## Data block
******
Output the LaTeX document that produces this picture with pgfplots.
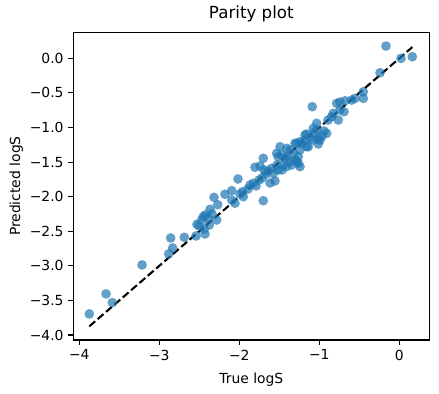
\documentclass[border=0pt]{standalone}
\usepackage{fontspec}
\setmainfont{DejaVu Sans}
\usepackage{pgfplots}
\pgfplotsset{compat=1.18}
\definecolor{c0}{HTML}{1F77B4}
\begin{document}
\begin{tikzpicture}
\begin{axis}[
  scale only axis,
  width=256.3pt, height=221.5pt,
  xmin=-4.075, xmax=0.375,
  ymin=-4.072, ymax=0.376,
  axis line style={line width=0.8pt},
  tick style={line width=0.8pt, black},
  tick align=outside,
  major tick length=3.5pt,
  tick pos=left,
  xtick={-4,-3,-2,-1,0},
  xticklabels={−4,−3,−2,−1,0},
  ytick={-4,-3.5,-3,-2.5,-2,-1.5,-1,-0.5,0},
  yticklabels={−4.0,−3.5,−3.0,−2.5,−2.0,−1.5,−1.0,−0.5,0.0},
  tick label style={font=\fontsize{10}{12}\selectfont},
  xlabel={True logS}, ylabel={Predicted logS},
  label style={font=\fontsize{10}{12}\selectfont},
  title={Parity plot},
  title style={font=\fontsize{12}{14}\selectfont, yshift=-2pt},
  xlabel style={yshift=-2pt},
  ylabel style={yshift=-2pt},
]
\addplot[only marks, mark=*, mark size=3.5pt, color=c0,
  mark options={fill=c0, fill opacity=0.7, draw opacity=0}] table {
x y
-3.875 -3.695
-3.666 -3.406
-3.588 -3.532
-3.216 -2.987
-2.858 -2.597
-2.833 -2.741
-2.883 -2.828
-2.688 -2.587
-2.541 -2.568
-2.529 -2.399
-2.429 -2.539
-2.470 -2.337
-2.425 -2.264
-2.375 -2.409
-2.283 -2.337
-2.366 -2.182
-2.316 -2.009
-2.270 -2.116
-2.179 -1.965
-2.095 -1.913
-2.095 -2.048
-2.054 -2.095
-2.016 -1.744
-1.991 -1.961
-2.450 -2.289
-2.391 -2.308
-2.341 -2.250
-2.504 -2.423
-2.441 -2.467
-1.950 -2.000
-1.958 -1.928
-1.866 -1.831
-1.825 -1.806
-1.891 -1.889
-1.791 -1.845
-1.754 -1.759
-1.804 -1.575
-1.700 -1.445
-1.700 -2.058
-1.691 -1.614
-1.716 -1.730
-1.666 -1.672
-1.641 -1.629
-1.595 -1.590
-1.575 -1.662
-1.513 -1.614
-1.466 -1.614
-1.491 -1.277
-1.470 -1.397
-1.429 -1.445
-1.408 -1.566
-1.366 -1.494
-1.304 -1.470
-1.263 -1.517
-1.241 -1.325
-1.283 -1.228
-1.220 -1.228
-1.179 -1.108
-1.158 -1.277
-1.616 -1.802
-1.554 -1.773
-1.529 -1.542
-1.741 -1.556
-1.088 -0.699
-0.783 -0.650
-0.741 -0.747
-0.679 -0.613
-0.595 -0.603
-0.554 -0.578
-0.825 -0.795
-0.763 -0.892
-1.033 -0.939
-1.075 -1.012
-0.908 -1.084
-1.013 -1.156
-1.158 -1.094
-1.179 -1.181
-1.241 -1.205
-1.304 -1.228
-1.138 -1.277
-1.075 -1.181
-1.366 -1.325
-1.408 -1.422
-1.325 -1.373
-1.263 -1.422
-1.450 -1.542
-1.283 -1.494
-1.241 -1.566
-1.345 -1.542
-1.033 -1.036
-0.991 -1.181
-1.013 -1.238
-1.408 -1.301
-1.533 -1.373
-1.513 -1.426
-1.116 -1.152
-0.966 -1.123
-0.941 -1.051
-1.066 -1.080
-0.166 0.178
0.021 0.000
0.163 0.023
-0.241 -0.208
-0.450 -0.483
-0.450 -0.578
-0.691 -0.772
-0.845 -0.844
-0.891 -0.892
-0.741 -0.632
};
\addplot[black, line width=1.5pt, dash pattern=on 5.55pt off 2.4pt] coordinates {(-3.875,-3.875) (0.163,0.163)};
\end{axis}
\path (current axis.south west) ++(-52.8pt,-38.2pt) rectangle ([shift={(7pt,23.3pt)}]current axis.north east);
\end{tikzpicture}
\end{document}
******
## Instructions for the task
Repeat the data exactly, without the pictures.

## Written response
Output the LaTeX document that produces this picture with pgfplots.
\documentclass[border=0pt]{standalone}
\usepackage{fontspec}
\setmainfont{DejaVu Sans}
\usepackage{pgfplots}
\pgfplotsset{compat=1.18}
\definecolor{c0}{HTML}{1F77B4}
\begin{document}
\begin{tikzpicture}
\begin{axis}[
  scale only axis,
  width=256.3pt, height=221.5pt,
  xmin=-4.075, xmax=0.375,
  ymin=-4.072, ymax=0.376,
  axis line style={line width=0.8pt},
  tick style={line width=0.8pt, black},
  tick align=outside,
  major tick length=3.5pt,
  tick pos=left,
  xtick={-4,-3,-2,-1,0},
  xticklabels={−4,−3,−2,−1,0},
  ytick={-4,-3.5,-3,-2.5,-2,-1.5,-1,-0.5,0},
  yticklabels={−4.0,−3.5,−3.0,−2.5,−2.0,−1.5,−1.0,−0.5,0.0},
  tick label style={font=\fontsize{10}{12}\selectfont},
  xlabel={True logS}, ylabel={Predicted logS},
  label style={font=\fontsize{10}{12}\selectfont},
  title={Parity plot},
  title style={font=\fontsize{12}{14}\selectfont, yshift=-2pt},
  xlabel style={yshift=-2pt},
  ylabel style={yshift=-2pt},
]
\addplot[only marks, mark=*, mark size=3.5pt, color=c0,
  mark options={fill=c0, fill opacity=0.7, draw opacity=0}] table {
x y
-3.875 -3.695
-3.666 -3.406
-3.588 -3.532
-3.216 -2.987
-2.858 -2.597
-2.833 -2.741
-2.883 -2.828
-2.688 -2.587
-2.541 -2.568
-2.529 -2.399
-2.429 -2.539
-2.470 -2.337
-2.425 -2.264
-2.375 -2.409
-2.283 -2.337
-2.366 -2.182
-2.316 -2.009
-2.270 -2.116
-2.179 -1.965
-2.095 -1.913
-2.095 -2.048
-2.054 -2.095
-2.016 -1.744
-1.991 -1.961
-2.450 -2.289
-2.391 -2.308
-2.341 -2.250
-2.504 -2.423
-2.441 -2.467
-1.950 -2.000
-1.958 -1.928
-1.866 -1.831
-1.825 -1.806
-1.891 -1.889
-1.791 -1.845
-1.754 -1.759
-1.804 -1.575
-1.700 -1.445
-1.700 -2.058
-1.691 -1.614
-1.716 -1.730
-1.666 -1.672
-1.641 -1.629
-1.595 -1.590
-1.575 -1.662
-1.513 -1.614
-1.466 -1.614
-1.491 -1.277
-1.470 -1.397
-1.429 -1.445
-1.408 -1.566
-1.366 -1.494
-1.304 -1.470
-1.263 -1.517
-1.241 -1.325
-1.283 -1.228
-1.220 -1.228
-1.179 -1.108
-1.158 -1.277
-1.616 -1.802
-1.554 -1.773
-1.529 -1.542
-1.741 -1.556
-1.088 -0.699
-0.783 -0.650
-0.741 -0.747
-0.679 -0.613
-0.595 -0.603
-0.554 -0.578
-0.825 -0.795
-0.763 -0.892
-1.033 -0.939
-1.075 -1.012
-0.908 -1.084
-1.013 -1.156
-1.158 -1.094
-1.179 -1.181
-1.241 -1.205
-1.304 -1.228
-1.138 -1.277
-1.075 -1.181
-1.366 -1.325
-1.408 -1.422
-1.325 -1.373
-1.263 -1.422
-1.450 -1.542
-1.283 -1.494
-1.241 -1.566
-1.345 -1.542
-1.033 -1.036
-0.991 -1.181
-1.013 -1.238
-1.408 -1.301
-1.533 -1.373
-1.513 -1.426
-1.116 -1.152
-0.966 -1.123
-0.941 -1.051
-1.066 -1.080
-0.166 0.178
0.021 0.000
0.163 0.023
-0.241 -0.208
-0.450 -0.483
-0.450 -0.578
-0.691 -0.772
-0.845 -0.844
-0.891 -0.892
-0.741 -0.632
};
\addplot[black, line width=1.5pt, dash pattern=on 5.55pt off 2.4pt] coordinates {(-3.875,-3.875) (0.163,0.163)};
\end{axis}
\path (current axis.south west) ++(-52.8pt,-38.2pt) rectangle ([shift={(7pt,23.3pt)}]current axis.north east);
\end{tikzpicture}
\end{document}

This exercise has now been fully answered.